1. Jan 21, 2008

### z_offer09

I am trying to solve this problem but am getting nowhere. Perhaps someone could help...
Here goes:

===================
A horizontal disk rotates uniformly with $$\omega$$=const
Polar coordinate system $$r \ , \theta$$ is attached to the disk and rotates with it.
A smooth string is attached to the disk. The string has spiral shape $$r = \theta^2$$.
The string rotates together with the disk.

A point mass (a bead) slides without friction on the string. What is the trajectory of the
bead in the static polar coordinate system F: $$r, \phi$$? There is no gravity.
===================

Relevant equations:
Newton's equations of motion in the rotating frame F':

$$\ddot{r} - r\dot{\theta^2} = 2\omega r \dot{\theta} + \omega^2 r + R_r$$
asimuthal equation:
$$r\ddot{\theta} + 2\dot{r}\dot{\theta} = -2\omega\dot{r} + R_{\theta}$$
where $$R_r, R_{\theta}$$ are the polar components of the "reaction" force
that holds the bead on the string.

ATEMPTS to solve it:

-------------------
ATTEMPT number 1:

Trying it with d'Alembert method (the method of virtual work)
The constraint equation is $$\varphi = r - \theta^2 = 0$$ and then the virtual displacements $$\delta r \ , \ \ \delta\theta$$ must obey

$$\frac{\partial\varphi}{\partial r}\delta r + \frac{\partial\varphi}{\partial\theta}\delta\theta = 0$$

which means

$$\delta r = 2\theta \delta\theta$$

Newton's equations of motion in the rotating frame F' are:

$$\ddot{r} - r\dot{\theta^2} - 2\omega r \dot{\theta} - \omega^2 r = 0$$
asimuthal equation:
$$r\ddot{\theta} + 2\dot{r}\dot{\theta} + 2\omega\dot{r} =0$$

Here I omit the reaction forces of the string, as their virtual work is zero.

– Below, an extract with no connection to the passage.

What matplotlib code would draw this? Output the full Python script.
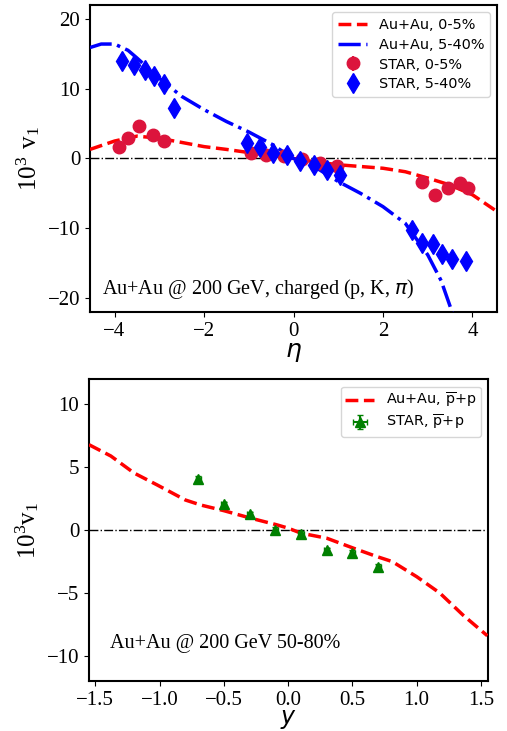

Then, applying d'Alembert's principle, I get

$$\{ \ddot{r} - r\dot{\theta^2} - 2\omega r \dot{\theta} - \omega^2 r \}2\theta + \{ r\ddot{\theta} + 2\dot{r}\dot{\theta} + 2\omega\dot{r} \} = 0$$

I also expressed $$\theta$$ through $$r$$ by using the constraint condition and got this equation for $$\theta$$ only.
I am way off here? This differential equation is very hard to solve. I tried it with Maple and got some hack-looking expressions.
So this attempt seems to have failed.

-------------------
ATTEMPT number 2:

Trying it with variational calculus
The time to reach an arbitrary position $$r=R\ ,\ \phi=\phi_1$$ in F is

$$T = \int \frac{ds}{v} = \frac{1}{\omega}\int_0^{\phi_1} \frac{\sqrt{r'^2+r^2}}{r}\ d\phi = \int_0^{\phi_1} J(r,r')\ d\phi$$
I tried to find the trajectory by varying $$J(r,r')$$ with the Euler-Lagrange method and applying the constraint
$$r = \theta^2$$. I applied the constraind and re-wrote $$J(r,r')$$ as $$J(\theta,\dot{\theta})$$ and then did:

$$\frac{\partial J}{\partial \theta} - \frac{d}{dt}\{\frac{\partial J}{\partial \dot{\theta}}\} = 0$$

This gives a differential equation which allows the solution $$\theta = -\omega t$$,
That is, the trajectory seen in F is the straight line $$\phi = 0$$

But this seems to be off, because the integral may be incorrect. It assumes $$v=\omega \ r$$,
which is wrong. Try the same integral on a straight-line constraint. After varying, it should exactly give
the solution $$r = e^{\phi}$$, but it doesn't.

I guess one needs to use properly the energy conservation and get the proper expression for $$v$$,
but I am confused here and couldn't do it.

So this one failed.

-------------------
ATTEMPT number 3:

Trying it with Newton's equations of motion.

I wrote them in the rotating frame F', because the constraint applies in F':

$$\ddot{r} - r\dot{\theta^2} = 2\omega r \dot{\theta} + \omega^2 r + R_r$$
asimuthal equation:
$$r\ddot{\theta} + 2\dot{r}\dot{\theta} = -2\omega\dot{r} + R_{\theta}$$

where $$R_r, R_{\theta}$$ are the polar components of the "reaction" force
that holds the bead on the string.

I tried the solution $$\theta = -\omega t$$,
That is, the trajectory seen in F is the straight line $$\phi = 0$$.

This means

$$R_\theta = 0$$
$$R_r = 2 r_0 \omega^2$$ = const

It's all OK, but it is a "backwards" solution, assuming how the reaction looks like.
So it is a hack and it assumed failed.

Any thoughts, please? I am running out of ideas.

Last edited: Jan 21, 2008